Prey Director Dan Trachtenberg Talks Predator Weapons, A Little Directing Trick & More [Exclusive Interview]

EXCLUSIVES

Did you have to push for “Prey” to get a physical release? Or did the success on Hulu just convince Disney they were probably leaving money on the table by not releasing this to get physical media hounds after it?

On the one sense, yes, I had to push. But in another sense, the fans pushed, and I let them push me into the studio, and I pushed on the studio. Then, the studio pushed what they need to push. It really came from the desire of everyone online saying, “We must have discs.” And then, frankly, the head of the studio is a rare breed, in that he’s a fricking movie nerd. This guy, [20th Century Studios President] Steve Asbell, felt the same, and he has lots of movie box sets, and he knew his “Predator” one would be incomplete if this one didn’t get a physical release. So here we are.

That’s the second great thing I’ve heard about Steve Asbell this week. Because I interviewed Brian Duffield recently, and he couldn’t have sung more praises about working with him on “No One Will Save You.”

Yep. You will hear that from any movie coming out of that place, especially genre film. Steve is a real movie lover, movie nerd.

Awesome. So I’ve read some other interviews, and you talked about how the pistol from “Predator 2” helped give you this connection back to the 1700s and kind of brought about the idea for the setting. But I was curious, how did you come to settle on the Comanche as the driving force of the narrative? Because there’s a variety of different paths you could have taken to do that in the 1700s, some even more direct. So what was it about the Comanche specifically that were just right for this movie?

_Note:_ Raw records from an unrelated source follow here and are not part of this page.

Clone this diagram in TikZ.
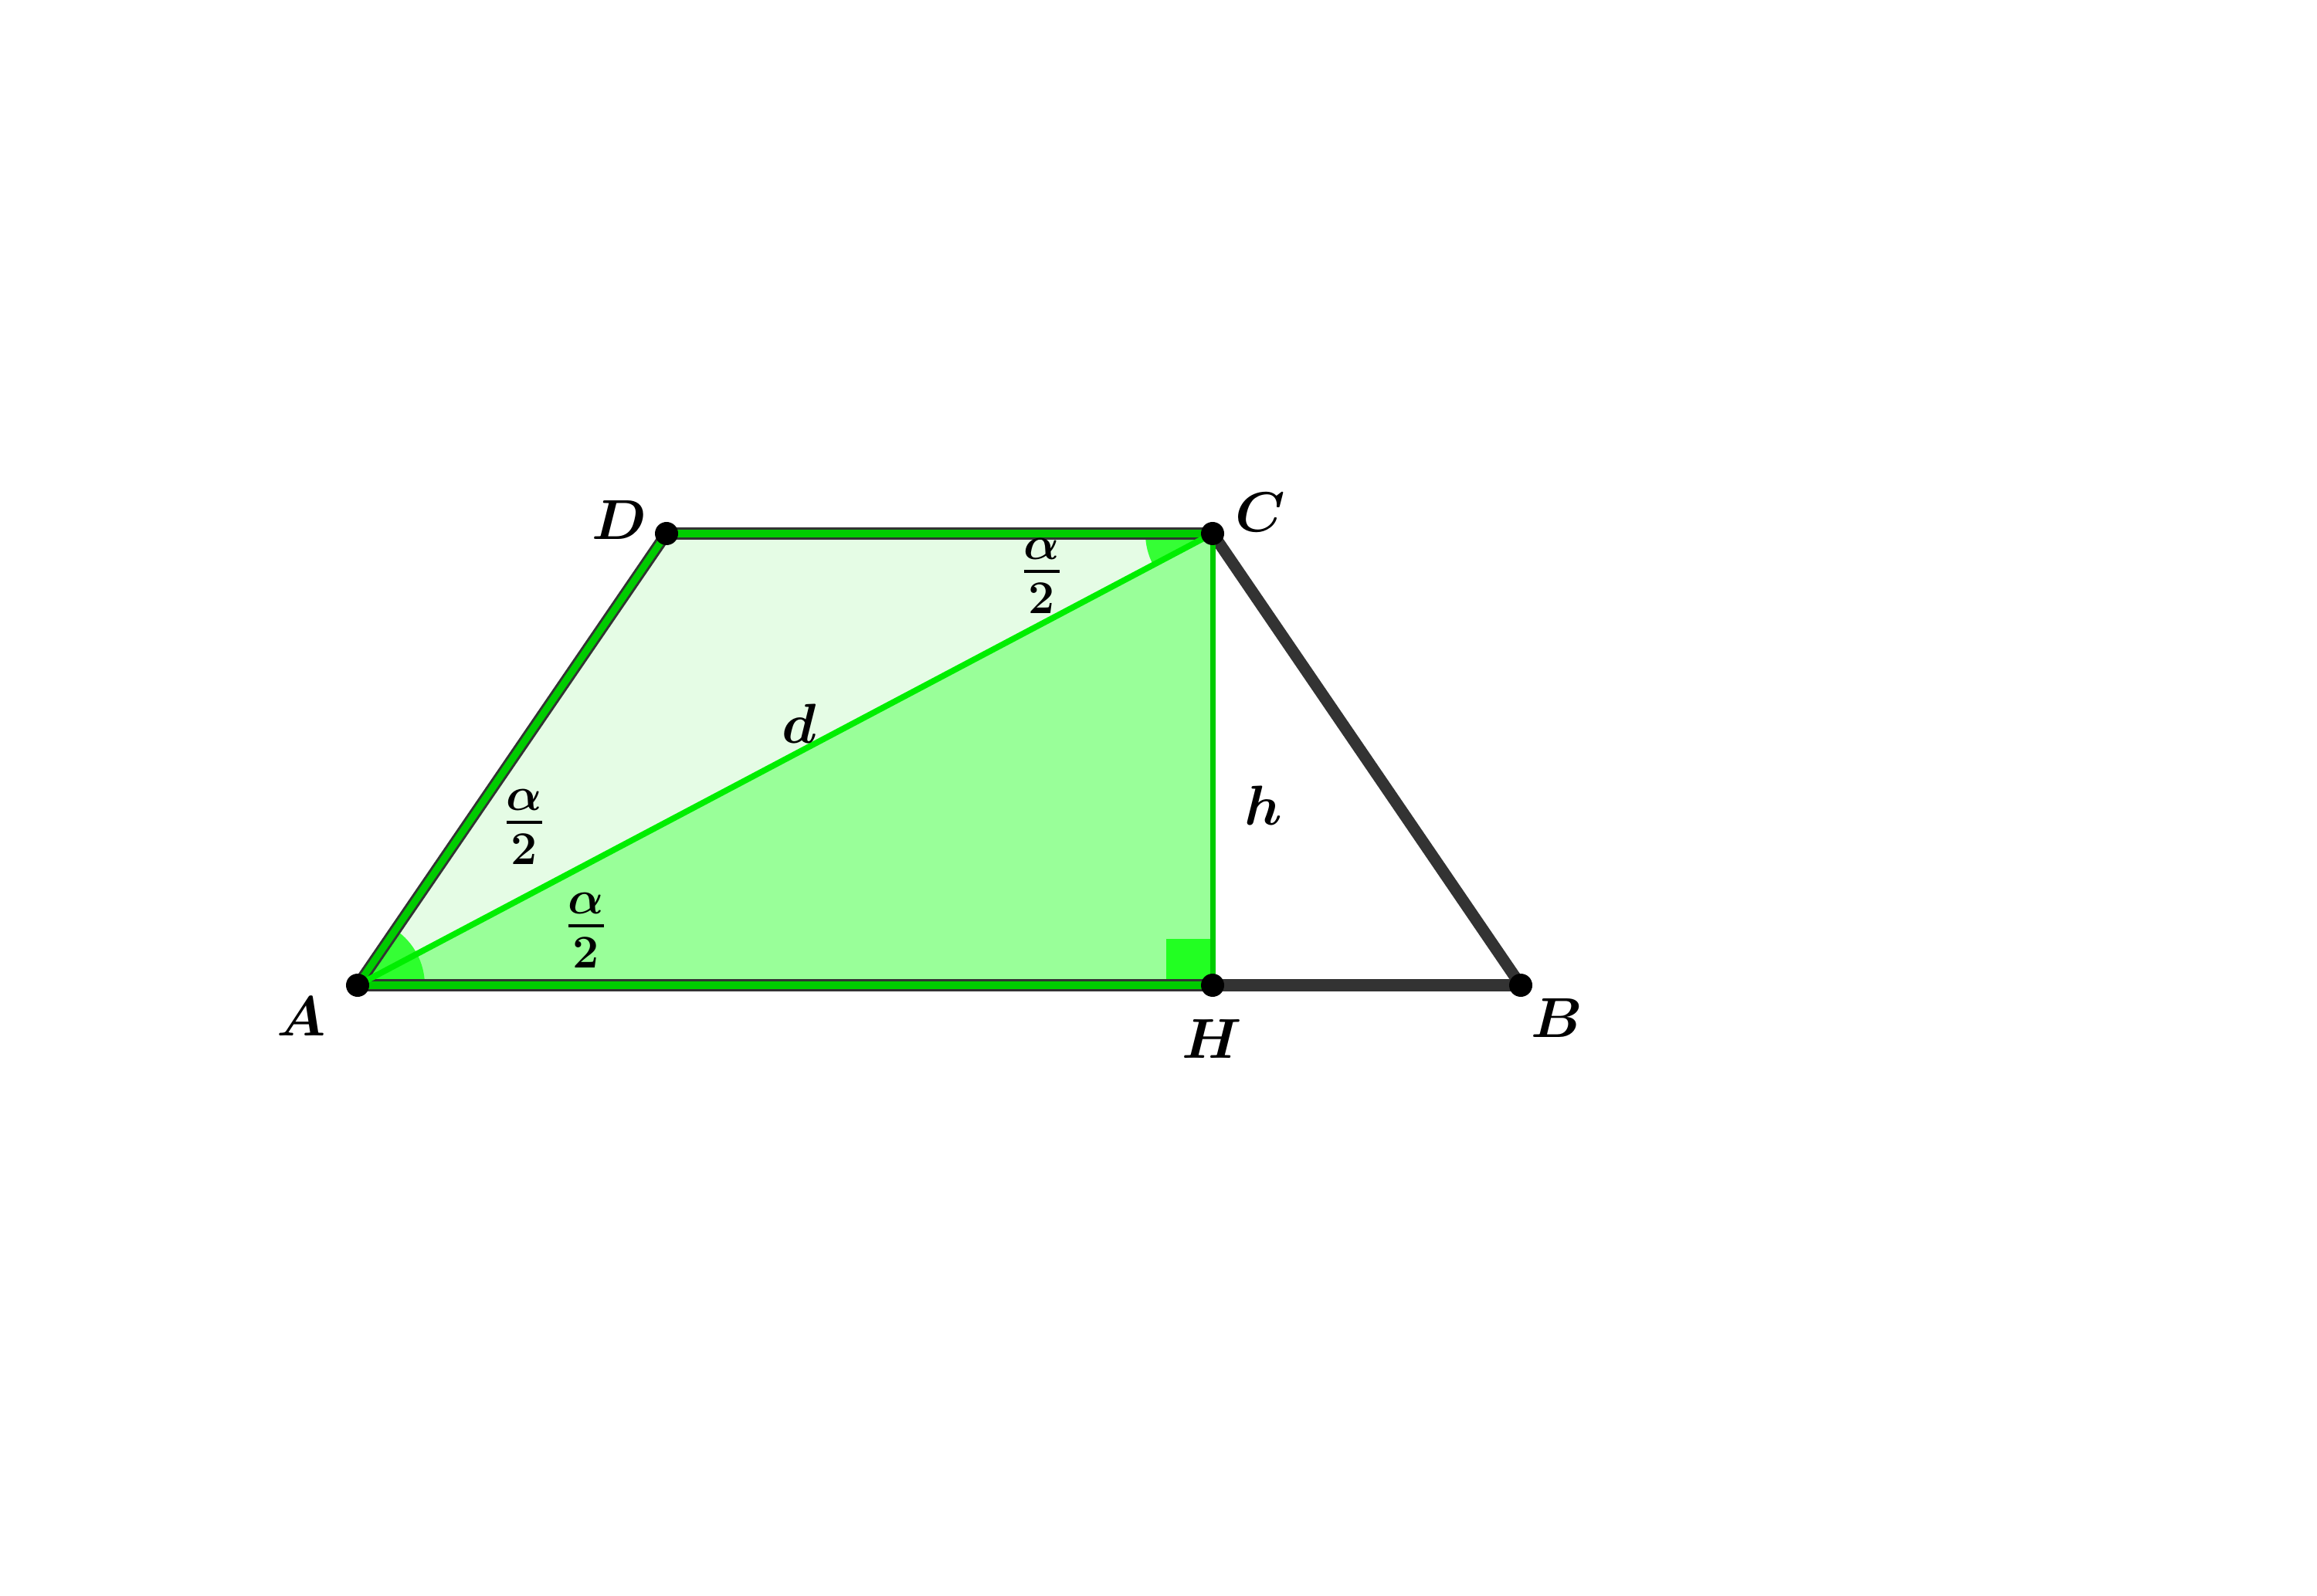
\documentclass[tikz,border=0pt]{standalone}
\usepackage{amsmath}
\definecolor{dunkel}{HTML}{333333}
\definecolor{kante}{HTML}{00CC00}
\definecolor{diag}{HTML}{00EE00}
\definecolor{hell}{HTML}{E5FCE5}
\definecolor{mittel}{HTML}{99FF99}
\definecolor{winkel}{HTML}{22FF22}
\begin{document}
\begin{tikzpicture}[
    vertex/.style={fill=black, circle, inner sep=0pt, minimum size=0.3cm},
    lbl/.style={font=\fontsize{21}{25}\selectfont\boldmath},
    halb/.style={font=\fontsize{25}{30}\selectfont\boldmath},
    seite/.style={draw=dunkel, line width=4.3pt},
    gruen/.style={draw=kante, line width=2.6pt}
  ]
  \useasboundingbox (0,0) rectangle (30,20.66);

  \coordinate (A) at (4.63,7.90);
  \coordinate (B) at (19.69,7.90);
  \coordinate (C) at (15.70,13.75);
  \coordinate (D) at (8.63,13.75);
  \coordinate (H) at (15.70,7.90);

  % filled triangles
  \fill[hell] (A) -- (C) -- (D) -- cycle;
  \fill[mittel] (A) -- (H) -- (C) -- cycle;

  % angle marks
  \fill[winkel, opacity=0.9] (A) -- ++(0:0.87) arc[start angle=0, end angle=55.64, radius=0.87] -- cycle;
  \fill[winkel, opacity=0.9] (C) -- ++(180:0.87) arc[start angle=180, end angle=207.85, radius=0.87] -- cycle;
  \fill[winkel] (H) rectangle ++(-0.6,0.6);

  % sides
  \draw[seite] (A) -- (B);
  \draw[seite] (B) -- (C);
  \draw[seite] (C) -- (D);
  \draw[seite] (D) -- (A);
  \draw[gruen] (A) -- (H);
  \draw[gruen] (C) -- (D);
  \draw[gruen] (D) -- (A);
  \draw[kante, line width=2pt] (H) -- (C);
  \draw[diag, line width=2.2pt] (A) -- (C);

  % points
  \node[vertex] (pA) at (A) {};
  \node[vertex] (pB) at (B) {};
  \node[vertex] (pC) at (C) {};
  \node[vertex] (pD) at (D) {};
  \node[vertex] (pH) at (H) {};

  % labels
  \node[lbl] (lA) at (3.90,7.50) {$A$};
  \node[lbl] (lB) at (20.16,7.48) {$B$};
  \node[lbl] (lC) at (16.32,14.02) {$C$};
  \node[lbl] (lD) at (8.02,13.93) {$D$};
  \node[lbl] (lH) at (15.69,7.21) {$H$};
  \node[lbl] (ld) at (10.35,11.29) {$d$};
  \node[lbl] (lh) at (16.36,10.23) {$h$};
  \node[halb] (a1) at (6.79,9.95) {$\frac{\alpha}{2}$};
  \node[halb] (a2) at (7.59,8.61) {$\frac{\alpha}{2}$};
  \node[halb] (a3) at (13.49,13.20) {$\frac{\alpha}{2}$};
\end{tikzpicture}
\end{document}
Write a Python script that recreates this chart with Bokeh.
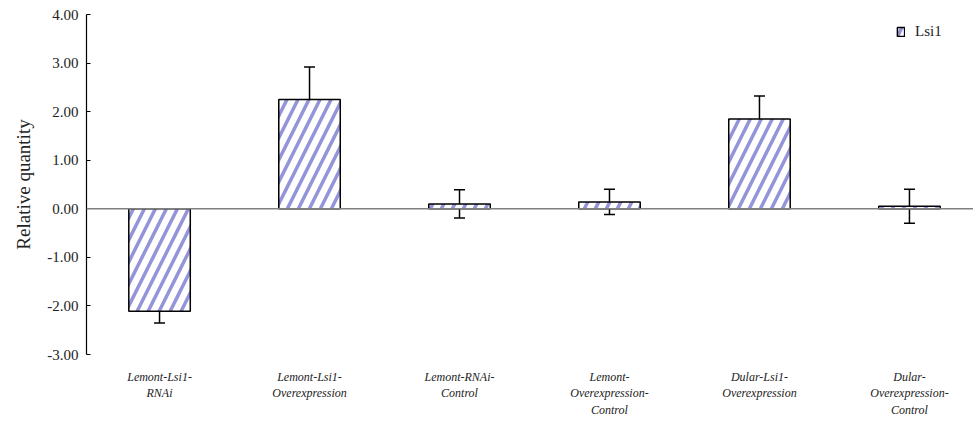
from bokeh.plotting import figure
from bokeh.models import Range1d, ColumnDataSource, Whisker, TeeHead, Span, FixedTicker, Legend, LegendItem
from bokeh.embed import file_html
from bokeh.resources import INLINE

categories = ["Lemont-Lsi1-\nRNAi", "Lemont-Lsi1-\nOverexpression", "Lemont-RNAi-\nControl",
              "Lemont-\nOverexpression-\nControl", "Dular-Lsi1-\nOverexpression",
              "Dular-\nOverexpression-\nControl"]
values = [-2.11, 2.25, 0.10, 0.14, 1.85, 0.05]
errors = [0.24, 0.67, 0.29, 0.26, 0.47, 0.35]
y_ticks = [-3, -2, -1, 0, 1, 2, 3, 4]
series_name = "Lsi1"

FONT = "Liberation Serif"
xs = list(range(len(categories)))
src = ColumnDataSource(dict(
    x=xs, top=values,
    upper=[v + e for v, e in zip(values, errors)],
    lower=[v - e for v, e in zip(values, errors)],
))

p = figure(frame_width=887, frame_height=340, output_backend="svg", toolbar_location=None,
           x_range=Range1d(-0.487, 5.427), y_range=Range1d(-3, 4),
           min_border_left=86, min_border_right=0, min_border_top=14, min_border_bottom=10)
p.outline_line_color = None
p.grid.visible = False

p.add_layout(Span(location=0, dimension="width", line_color="#808080", line_width=1.5))

r = p.vbar(x="x", top="top", bottom=0, width=0.41, source=src,
           fill_color="white", line_color="black", line_width=1.5,
           hatch_pattern="/", hatch_color="#9494da", hatch_weight=3.5, hatch_scale=22)

p.add_layout(Whisker(base="x", upper="upper", lower="lower", source=src,
                     line_color="black", line_width=1.5,
                     upper_head=TeeHead(size=11, line_color="black", line_width=1.5),
                     lower_head=TeeHead(size=11, line_color="black", line_width=1.5)))

# y axis
p.yaxis.ticker = FixedTicker(ticks=y_ticks)
p.yaxis.major_label_overrides = {t: f"{t:.2f}" for t in y_ticks}
p.yaxis.major_tick_in = 4
p.yaxis.major_tick_out = 0
p.yaxis.minor_tick_line_color = None
p.yaxis.axis_line_color = "black"
p.yaxis.axis_line_width = 1.2
p.yaxis.major_tick_line_width = 1.2
p.yaxis.major_label_text_font = FONT
p.yaxis.major_label_text_font_size = "15px"
p.yaxis.major_label_text_color = "#222222"
p.yaxis.major_label_standoff = 8
p.yaxis.axis_label = "Relative quantity"
p.yaxis.axis_label_text_font = FONT
p.yaxis.axis_label_text_font_size = "19px"
p.yaxis.axis_label_text_font_style = "normal"
p.yaxis.axis_label_text_color = "#222222"
p.yaxis.axis_label_standoff = 10

# x axis
p.xaxis.ticker = FixedTicker(ticks=xs)
p.xaxis.major_label_overrides = {i: c for i, c in zip(xs, categories)}
p.xaxis.axis_line_color = None
p.xaxis.major_tick_line_color = None
p.xaxis.major_tick_in = 0
p.xaxis.major_tick_out = 0
p.xaxis.minor_tick_line_color = None
p.xaxis.major_label_text_font = FONT
p.xaxis.major_label_text_font_size = "12px"
p.xaxis.major_label_text_font_style = "italic"
p.xaxis.major_label_text_color = "#222222"
p.xaxis.major_label_standoff = 15

legend = Legend(items=[LegendItem(label=series_name, renderers=[r])],
                location=(810, 314), border_line_color=None, background_fill_alpha=0,
                padding=0, margin=0, glyph_width=9, glyph_height=11, label_height=11,
                label_standoff=10,
                label_text_font=FONT, label_text_font_size="15px", label_text_color="#222222")
p.add_layout(legend)

open("out.html", "w").write(file_html(p, INLINE))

Yeah, that came before the gun thought. I wanted to make an underdog story. I wanted to make a survival tale of someone proving themselves. [We] went to Native American, primarily, then, in thinking of where exactly to put the focus, Comanche, just in cinema history, have really been at the forefront of all the wrongheaded representation, from “The Searchers” to “The Lone Ranger.” “The Searchers” has a very famous shot that has been visually referenced countless times, where we pushed through the silhouette of the doorframe to reveal John Wayne coming and John Wayne leaving. So early in the movie, in “Prey,” we have a similar sequence of Naru with the teepee framing the sides of the frame, and we push past to directly reflect “The Searchers.”

So that, and the gender dynamics of that tribe in particular, made it essential that it be a Comanche story. I wanted the movie to be as early as possible. I really didn’t want it to be a Western, like we so often see Native Americans represented in that time period. I wanted to go back as far as we could. My initial thoughts were like, I don’t even know if white people would show up, and what could that be? Then, taking a shower, I started thinking about it, thinking it through, and I was like, “The gun! The gun over there, what date was on the gun?! What date was on the gun?” And then, I got out of the shower and quickly found the image at the end. I was like, “Oh, my God, 1715! Okay. So that’s when the movie is set.” The whole thing started to click into place. It’s like, “We’ll have fur trappers. They’ll pass the gun over to her.” Anyway, so yeah, that’s how it all came together.